The episode documented protagonist Gus (Paul Rust) and Mickey (Jacobs) as they navigate their ways out of unhealthy relationships either by choice, as Mickey kicks out her going-nowhere-momma’s-boy-addict boyfriend, or by necessity, as Gus’ girlfriend has cheated on him. It’s an expository episode; in some ways it functions as a series prequel, showcasing how the two got to be where they are emotionally when they meet each other. That’s the other way it feels like a prequel – Mickey and Gus don’t actually meet each other until around the last two minutes of the episode. In my opinion, that’s a huge strength that fleshes the two characters out – develop them independently of each other so we familiarize ourselves with their personas before having them meet and constantly throw the “will they/won’t they” vibe in our faces.

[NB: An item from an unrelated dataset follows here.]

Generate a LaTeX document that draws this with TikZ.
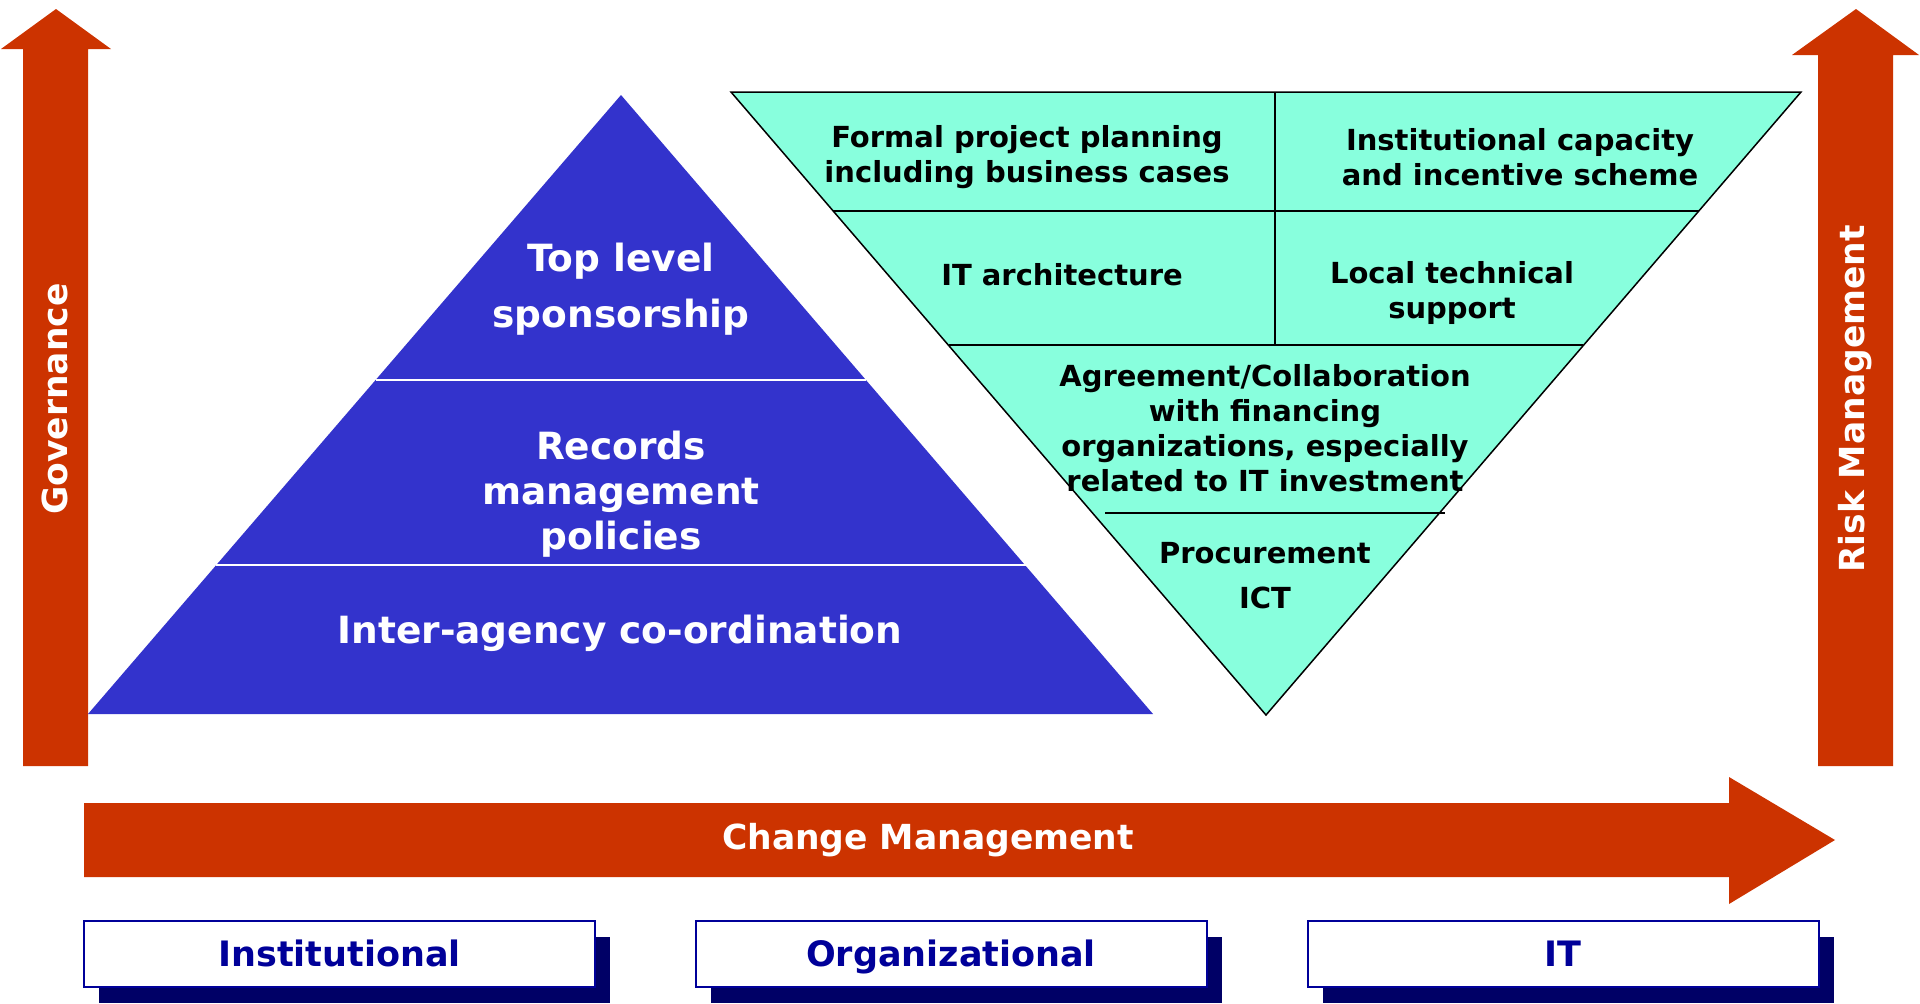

The premiere works for a lot of reasons. You find the development of these characters compelling from the get-go. You’re suddenly invested not in their commonplace plot but in their drive and motivation because when we meet them they’re in the midst of turmoil. Jacobs is more than capable of carrying scenes on her back, and while I was uncertain of what to expect from Rust, I was beyond pleasantly surprised by how disarming his performance is; you expect him to have a timid and meek performance but then he ends up busting out several of the episode’s funniest lines.
But Love does start to teeter off. After their initial meeting, it’s not so much that the show drags on, it just lacks a necessary conviction in the following episodes to keep us invested in their story. There’s the push and pull of a “will they/won’t they” but without picking a particular direction to invest in for any given scene. Outside of direction, while I appreciate the show making use of its platform’s permission for certain activities and language that you wouldn’t typically find on broadcast television, the show dries up the expletive well – notably, a scene in the first half of the season where a special expletive is thrown around so many times, virtually in every sentence, that it stops feeling organic and instead forced, which is a terrible lens to view a series with this much potential through.
Love is probably not Netflix’s finest program; by no means is it a dud, though. Even when it isn’t hitting 100% it’s still up there in the mid-nineties. It’s a program worth watching because even though it has its dry spots, like real love, Love always finds a way to navigate through them.